Schneider v Schneider |
2005 NY Slip Op 02245 [16 AD3d 573] |
March 21, 2005 |
Appellate Division, Second Department |
Published by New York State Law Reporting Bureau pursuant to Judiciary Law § 431. |
Melanie Schneider, Appellant, v Alan Schneider, Respondent. |
—[*1]
In an action, inter alia, to recover damages for breach of a separation agreement, the plaintiff appeals from so much of an order of the Supreme Court, Putnam County (Spolzino, J.), dated April 12, 2004, as denied her motion, denominated as one for leave to renew but which was, in actuality, for leave to reargue that branch of the defendant's motion which was to dismiss her claims for damages accruing prior to November 21, 2001, and granted that branch of the defendant's cross motion which was pursuant to CPLR 3126 to preclude her from conducting any further deposition of the defendant.

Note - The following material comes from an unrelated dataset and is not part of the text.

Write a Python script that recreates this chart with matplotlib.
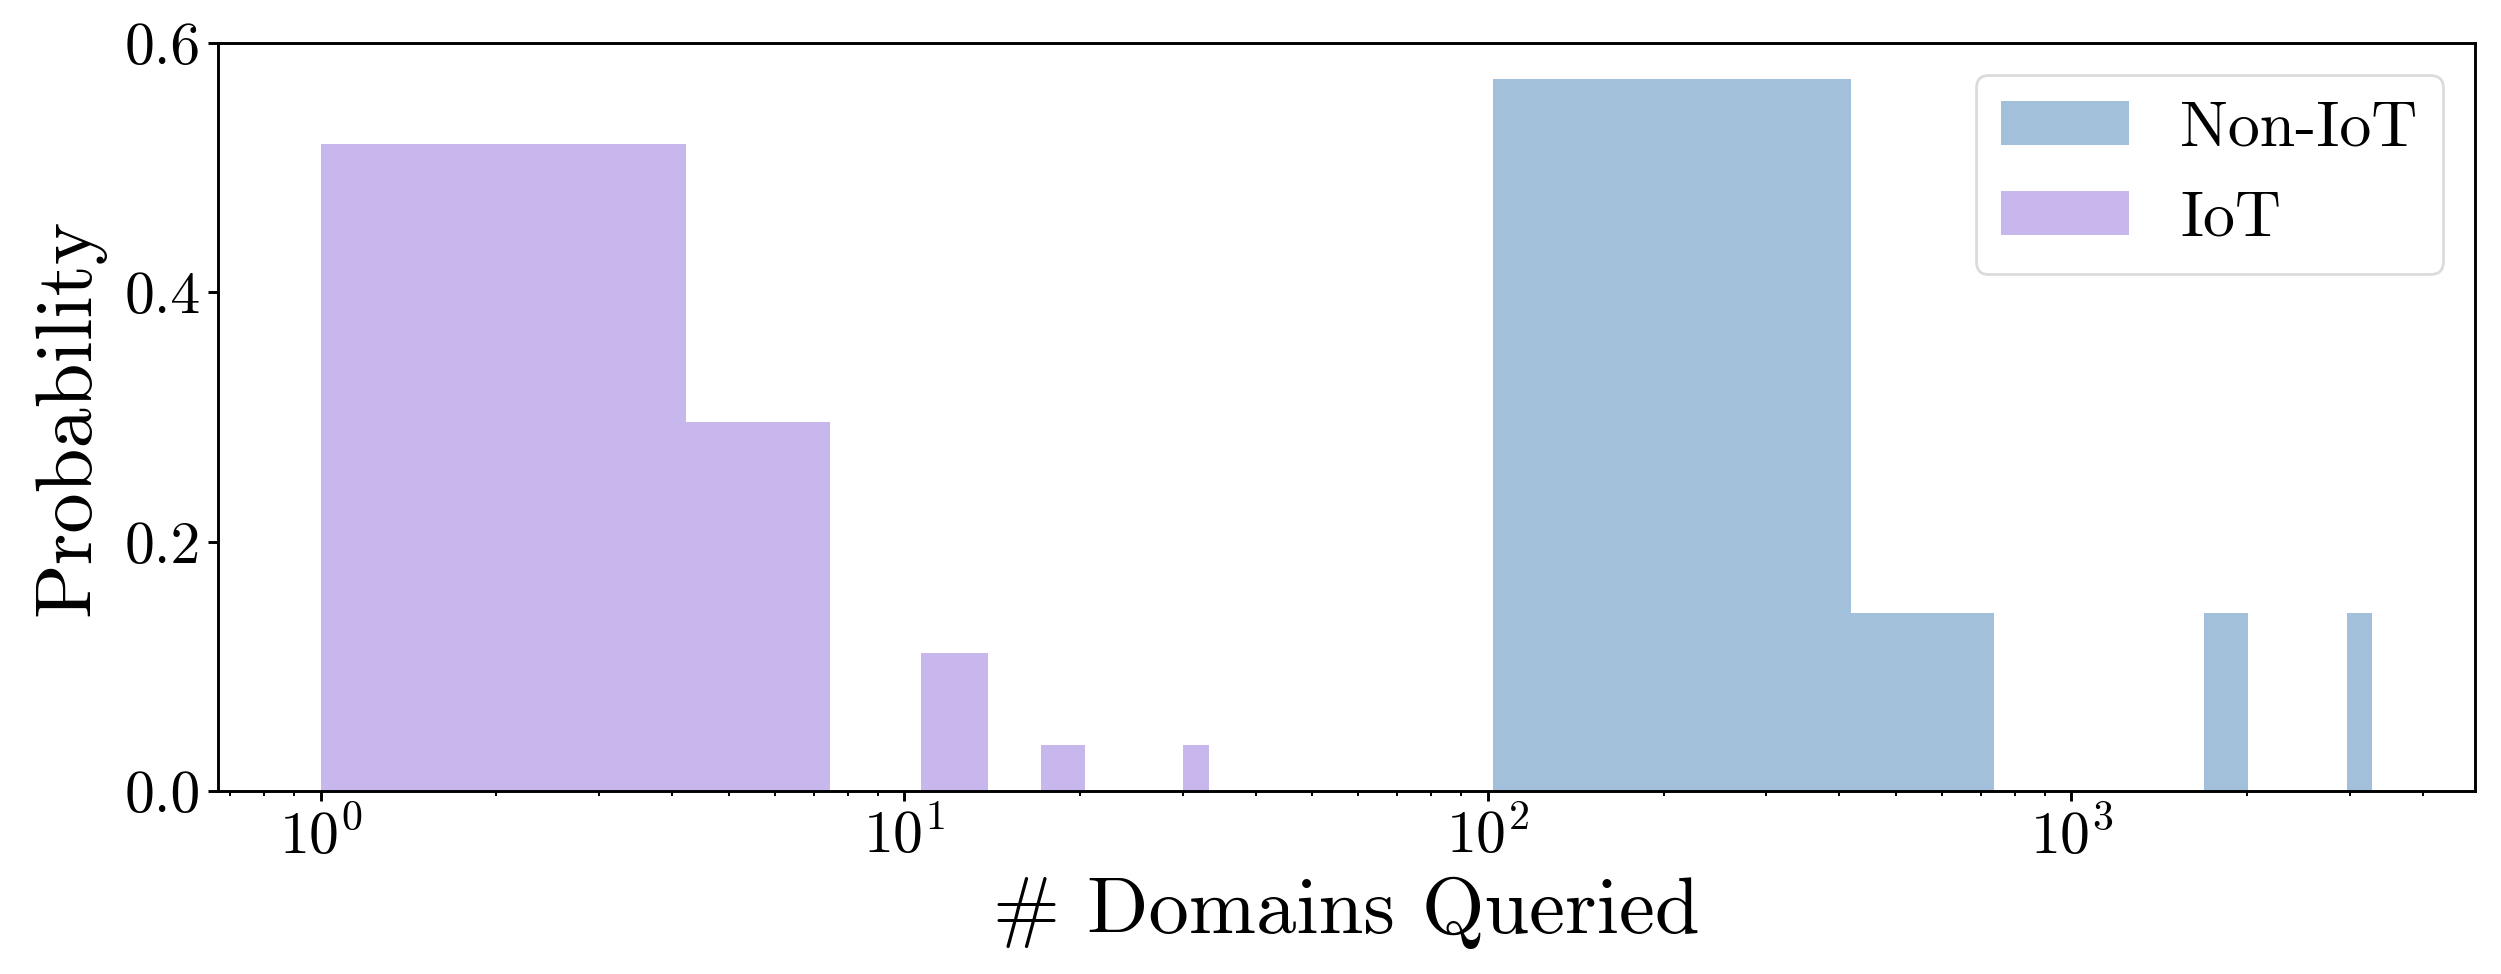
import matplotlib
matplotlib.use("Agg")
import matplotlib.pyplot as plt
from matplotlib.ticker import FormatStrFormatter

# ---- data (histogram bin edges and probabilities) ----
series_labels = ["Non-IoT", "IoT"]

noniot_edges = [102, 419.7, 737.4, 1055, 1373, 1690, 2008, 2326, 2644, 2961, 3279]
noniot_prob = [0.571, 0.143, 0.0, 0.0, 0.0, 0.143, 0.0, 0.0, 0.0, 0.143]

iot_edges = [1.0, 4.23, 7.46, 10.69, 13.92, 17.15, 20.38, 23.61, 26.84, 30.07, 33.3]
iot_prob = [0.519, 0.296, 0.0, 0.111, 0.0, 0.037, 0.0, 0.0, 0.0, 0.037]

y_ticks = [0.0, 0.2, 0.4, 0.6]
x_label = "# Domains Queried"
y_label = "Probability"

# ---- style ----
plt.rcParams["font.family"] = ["cmr10", "DejaVu Serif"]
plt.rcParams["mathtext.fontset"] = "cm"
plt.rcParams["axes.unicode_minus"] = False
plt.rcParams["axes.formatter.use_mathtext"] = True

fig = plt.figure(figsize=(25.01, 9.74), dpi=100)
ax = fig.add_axes([0.0872, 0.1879, 0.9896 - 0.0872, 0.9559 - 0.1879])

ax.hist(noniot_edges[:-1], bins=noniot_edges, weights=noniot_prob,
        color="steelblue", alpha=0.5, label=series_labels[0])
ax.hist(iot_edges[:-1], bins=iot_edges, weights=iot_prob,
        color="mediumpurple", alpha=0.5, label=series_labels[1])

ax.set_xscale("log")
ax.set_ylim(0, 0.6)
ax.set_yticks(y_ticks)
ax.yaxis.set_major_formatter(FormatStrFormatter("%.1f"))

ax.set_xlabel(x_label, fontsize=58, labelpad=8)
ax.set_ylabel(y_label, fontsize=58, labelpad=14)

ax.tick_params(axis="both", which="major", labelsize=43, length=7.5, width=2.1,
               direction="out", pad=5)
ax.tick_params(axis="x", which="minor", length=3.8, width=1.4, direction="out")
for sp in ax.spines.values():
    sp.set_linewidth(2.1)

leg = ax.legend(loc="upper right", fontsize=46, frameon=True, fancybox=True)
leg.get_frame().set_edgecolor("#d3d3d3")
leg.get_frame().set_linewidth(2.0)

fig.savefig("out.png", dpi=100)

Ordered that the appeal from so much of the order as denied the plaintiff's motion is dismissed, as no appeal lies from an order denying reargument; and it is further,
Ordered that the order is affirmed insofar as reviewed; and it is further,
Ordered that one bill of costs is awarded to the defendant.
Determinations with respect to CPLR 3126 are generally left to the sound discretion of the motion court (see Barth v City of New York, 294 AD2d 386 [2002]; Birch Hill Farm v Reed, 272 AD2d 282 [2000]). The Supreme Court providently exercised its discretion in precluding the plaintiff from further deposing the defendant. The plaintiff was aware of the deadlines set by the court, and had been informed that the defendant's counsel would not agree to an adjournment of the scheduled deposition without the prior consent of the court. The plaintiff was unable to obtain the court's [*2]consent, but still did not appear at the scheduled continuation of the deposition.
The plaintiff's motion, denominated as one for leave to renew, was not based upon new facts which were unavailable to her at the time of the defendant's motion to dismiss. Therefore, the motion was, in actuality, one for leave to reargue, the denial of which is not appealable (see Allied Intl. Dev. v Barson Composite Corp., 2 AD3d 552 [2003]; Comstock v Comstock, 1 AD3d 308 [2003]). Adams, J.P., Krausman, Rivera and Lifson, JJ., concur.